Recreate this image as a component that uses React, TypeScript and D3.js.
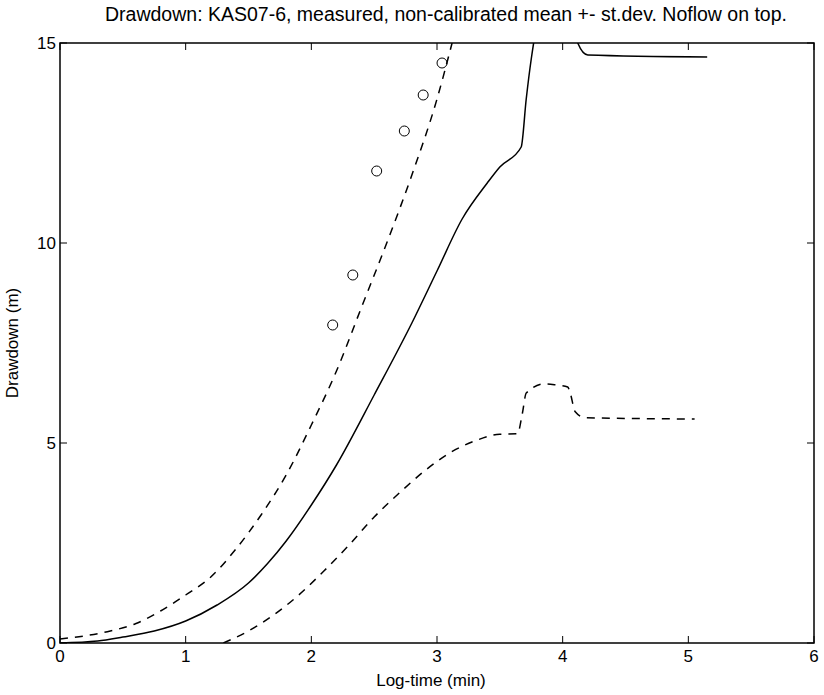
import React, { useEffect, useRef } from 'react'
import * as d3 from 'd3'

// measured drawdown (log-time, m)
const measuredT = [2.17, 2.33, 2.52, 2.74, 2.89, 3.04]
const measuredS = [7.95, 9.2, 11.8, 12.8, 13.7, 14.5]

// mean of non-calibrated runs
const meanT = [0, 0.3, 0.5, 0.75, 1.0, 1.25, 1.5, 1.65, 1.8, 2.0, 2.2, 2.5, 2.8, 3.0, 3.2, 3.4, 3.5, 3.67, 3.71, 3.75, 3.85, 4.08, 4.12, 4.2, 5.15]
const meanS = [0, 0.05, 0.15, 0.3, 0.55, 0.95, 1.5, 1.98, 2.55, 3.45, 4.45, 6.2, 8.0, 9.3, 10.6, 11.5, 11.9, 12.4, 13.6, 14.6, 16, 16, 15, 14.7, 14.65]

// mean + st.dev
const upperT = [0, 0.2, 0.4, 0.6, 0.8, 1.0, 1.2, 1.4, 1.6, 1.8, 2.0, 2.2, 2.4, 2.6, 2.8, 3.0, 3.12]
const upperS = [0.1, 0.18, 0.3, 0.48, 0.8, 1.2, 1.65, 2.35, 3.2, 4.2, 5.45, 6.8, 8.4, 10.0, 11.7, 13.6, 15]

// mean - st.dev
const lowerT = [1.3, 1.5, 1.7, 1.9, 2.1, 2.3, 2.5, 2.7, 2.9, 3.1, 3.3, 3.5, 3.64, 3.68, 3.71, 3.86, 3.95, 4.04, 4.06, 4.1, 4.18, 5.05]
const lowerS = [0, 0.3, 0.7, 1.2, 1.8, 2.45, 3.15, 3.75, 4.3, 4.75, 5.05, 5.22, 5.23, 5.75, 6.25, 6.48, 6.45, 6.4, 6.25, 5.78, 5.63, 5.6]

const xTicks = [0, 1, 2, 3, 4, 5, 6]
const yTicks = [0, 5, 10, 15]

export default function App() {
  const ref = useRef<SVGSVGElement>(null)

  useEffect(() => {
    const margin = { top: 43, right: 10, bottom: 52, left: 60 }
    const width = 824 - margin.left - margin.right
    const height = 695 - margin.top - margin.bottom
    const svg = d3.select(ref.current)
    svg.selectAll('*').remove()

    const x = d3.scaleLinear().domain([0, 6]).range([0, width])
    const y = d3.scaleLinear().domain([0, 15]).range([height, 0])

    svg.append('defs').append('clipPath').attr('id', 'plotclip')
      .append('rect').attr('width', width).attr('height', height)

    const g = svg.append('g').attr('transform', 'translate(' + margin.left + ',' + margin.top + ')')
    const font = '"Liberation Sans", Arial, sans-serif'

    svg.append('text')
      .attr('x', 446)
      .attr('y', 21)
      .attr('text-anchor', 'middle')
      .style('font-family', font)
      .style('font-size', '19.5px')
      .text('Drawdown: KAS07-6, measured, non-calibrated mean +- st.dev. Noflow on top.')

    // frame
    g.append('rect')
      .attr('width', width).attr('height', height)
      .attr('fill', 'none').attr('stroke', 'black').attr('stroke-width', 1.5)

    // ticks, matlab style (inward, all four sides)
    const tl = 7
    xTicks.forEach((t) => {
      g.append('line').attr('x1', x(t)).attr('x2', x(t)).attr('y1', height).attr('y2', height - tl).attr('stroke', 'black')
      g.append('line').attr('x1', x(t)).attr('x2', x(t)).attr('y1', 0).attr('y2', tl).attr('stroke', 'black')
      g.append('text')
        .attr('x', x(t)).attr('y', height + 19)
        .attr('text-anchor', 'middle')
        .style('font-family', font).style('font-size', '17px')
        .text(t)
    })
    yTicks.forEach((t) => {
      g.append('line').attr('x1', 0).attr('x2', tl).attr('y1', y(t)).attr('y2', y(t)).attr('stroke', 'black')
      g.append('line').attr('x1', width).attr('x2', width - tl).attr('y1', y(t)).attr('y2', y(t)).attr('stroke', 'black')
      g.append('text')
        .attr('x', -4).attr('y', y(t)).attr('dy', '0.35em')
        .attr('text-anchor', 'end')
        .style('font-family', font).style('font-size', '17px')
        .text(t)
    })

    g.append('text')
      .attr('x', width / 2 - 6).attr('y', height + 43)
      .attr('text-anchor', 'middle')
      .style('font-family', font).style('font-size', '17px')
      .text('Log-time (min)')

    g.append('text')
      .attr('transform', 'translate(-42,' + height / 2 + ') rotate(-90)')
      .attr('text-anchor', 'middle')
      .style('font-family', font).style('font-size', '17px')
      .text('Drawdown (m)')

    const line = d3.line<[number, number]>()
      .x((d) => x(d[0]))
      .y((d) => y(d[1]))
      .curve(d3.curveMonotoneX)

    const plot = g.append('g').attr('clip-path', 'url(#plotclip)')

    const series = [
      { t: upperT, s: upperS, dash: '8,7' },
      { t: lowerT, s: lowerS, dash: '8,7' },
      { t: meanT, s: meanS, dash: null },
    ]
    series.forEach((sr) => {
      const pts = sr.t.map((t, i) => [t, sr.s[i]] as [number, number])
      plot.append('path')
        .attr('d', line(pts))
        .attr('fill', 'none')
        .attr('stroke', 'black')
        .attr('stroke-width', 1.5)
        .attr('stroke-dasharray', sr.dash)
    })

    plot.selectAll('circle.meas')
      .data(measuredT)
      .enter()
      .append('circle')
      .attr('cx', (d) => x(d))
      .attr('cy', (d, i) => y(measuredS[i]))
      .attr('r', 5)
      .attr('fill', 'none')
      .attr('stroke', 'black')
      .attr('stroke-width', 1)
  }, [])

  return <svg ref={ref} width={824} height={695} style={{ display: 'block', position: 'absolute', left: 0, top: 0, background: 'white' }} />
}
==
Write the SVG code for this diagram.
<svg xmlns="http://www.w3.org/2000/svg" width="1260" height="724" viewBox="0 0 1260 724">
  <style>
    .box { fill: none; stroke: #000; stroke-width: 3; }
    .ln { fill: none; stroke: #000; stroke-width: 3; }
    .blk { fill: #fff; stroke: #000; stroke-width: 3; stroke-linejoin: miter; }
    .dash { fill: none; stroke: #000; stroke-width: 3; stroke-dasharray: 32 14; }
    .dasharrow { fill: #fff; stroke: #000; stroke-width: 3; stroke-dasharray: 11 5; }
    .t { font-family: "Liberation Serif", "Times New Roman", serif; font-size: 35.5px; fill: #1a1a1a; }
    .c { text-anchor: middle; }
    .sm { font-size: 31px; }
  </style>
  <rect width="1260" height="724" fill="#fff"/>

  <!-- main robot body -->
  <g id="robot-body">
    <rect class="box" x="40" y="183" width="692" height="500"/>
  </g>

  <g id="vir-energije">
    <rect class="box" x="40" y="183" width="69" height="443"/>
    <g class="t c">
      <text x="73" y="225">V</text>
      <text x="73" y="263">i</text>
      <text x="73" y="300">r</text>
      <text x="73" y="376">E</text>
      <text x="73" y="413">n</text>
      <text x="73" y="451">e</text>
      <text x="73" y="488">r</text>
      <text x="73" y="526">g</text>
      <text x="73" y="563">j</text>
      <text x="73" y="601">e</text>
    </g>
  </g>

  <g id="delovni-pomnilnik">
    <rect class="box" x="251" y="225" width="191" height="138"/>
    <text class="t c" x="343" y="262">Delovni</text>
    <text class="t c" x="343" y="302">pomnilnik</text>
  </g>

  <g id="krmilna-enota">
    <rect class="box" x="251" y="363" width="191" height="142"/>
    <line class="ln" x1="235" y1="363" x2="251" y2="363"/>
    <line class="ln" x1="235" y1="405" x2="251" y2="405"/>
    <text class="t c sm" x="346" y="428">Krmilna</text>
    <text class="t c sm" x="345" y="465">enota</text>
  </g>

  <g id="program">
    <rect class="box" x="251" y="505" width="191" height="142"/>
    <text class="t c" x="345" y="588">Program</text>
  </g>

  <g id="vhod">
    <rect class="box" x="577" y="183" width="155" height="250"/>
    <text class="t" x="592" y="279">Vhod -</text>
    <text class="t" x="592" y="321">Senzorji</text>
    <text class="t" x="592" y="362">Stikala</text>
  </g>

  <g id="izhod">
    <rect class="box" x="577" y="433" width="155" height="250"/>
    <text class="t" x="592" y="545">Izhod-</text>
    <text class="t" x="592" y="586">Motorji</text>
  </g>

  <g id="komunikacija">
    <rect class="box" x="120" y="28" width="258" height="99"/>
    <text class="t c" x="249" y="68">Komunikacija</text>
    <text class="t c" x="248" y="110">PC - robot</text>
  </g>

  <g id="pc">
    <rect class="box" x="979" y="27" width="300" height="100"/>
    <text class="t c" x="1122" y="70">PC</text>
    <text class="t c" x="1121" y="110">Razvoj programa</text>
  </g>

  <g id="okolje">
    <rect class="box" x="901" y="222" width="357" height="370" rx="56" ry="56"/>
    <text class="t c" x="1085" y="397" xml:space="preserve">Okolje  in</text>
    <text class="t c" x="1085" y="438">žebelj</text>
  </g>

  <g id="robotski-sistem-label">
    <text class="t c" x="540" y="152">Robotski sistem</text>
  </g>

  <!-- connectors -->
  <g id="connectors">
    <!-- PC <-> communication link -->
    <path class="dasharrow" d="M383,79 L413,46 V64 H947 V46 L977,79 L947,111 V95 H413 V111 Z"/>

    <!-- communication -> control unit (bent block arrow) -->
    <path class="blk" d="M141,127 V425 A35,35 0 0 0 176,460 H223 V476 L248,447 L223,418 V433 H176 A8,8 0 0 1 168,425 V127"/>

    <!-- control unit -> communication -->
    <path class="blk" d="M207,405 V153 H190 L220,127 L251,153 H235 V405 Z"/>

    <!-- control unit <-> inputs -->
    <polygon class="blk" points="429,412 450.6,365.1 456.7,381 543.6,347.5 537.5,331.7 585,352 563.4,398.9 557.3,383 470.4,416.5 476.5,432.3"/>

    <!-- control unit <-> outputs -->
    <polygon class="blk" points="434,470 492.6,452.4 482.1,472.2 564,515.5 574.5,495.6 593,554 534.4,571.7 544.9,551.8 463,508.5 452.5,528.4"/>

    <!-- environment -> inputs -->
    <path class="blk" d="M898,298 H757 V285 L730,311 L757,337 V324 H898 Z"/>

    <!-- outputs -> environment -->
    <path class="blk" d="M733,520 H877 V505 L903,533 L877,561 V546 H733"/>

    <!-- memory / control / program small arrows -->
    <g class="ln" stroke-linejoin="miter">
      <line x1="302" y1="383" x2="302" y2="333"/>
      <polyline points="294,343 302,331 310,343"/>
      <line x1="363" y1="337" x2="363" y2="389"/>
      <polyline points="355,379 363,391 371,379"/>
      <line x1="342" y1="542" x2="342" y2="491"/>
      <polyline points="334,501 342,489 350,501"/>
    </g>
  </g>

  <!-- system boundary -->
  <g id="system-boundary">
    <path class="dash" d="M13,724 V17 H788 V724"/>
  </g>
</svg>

**Task statement**
Only the lines starting at the line with "Recreate this image" and ending at the line with "import * as d3 from 'd3'" should be printed again, exactly and with both ends kept; omit the pictures.

**Output for this exercise**
Recreate this image as a component that uses React, TypeScript and D3.js.
import React, { useEffect, useRef } from 'react'
import * as d3 from 'd3'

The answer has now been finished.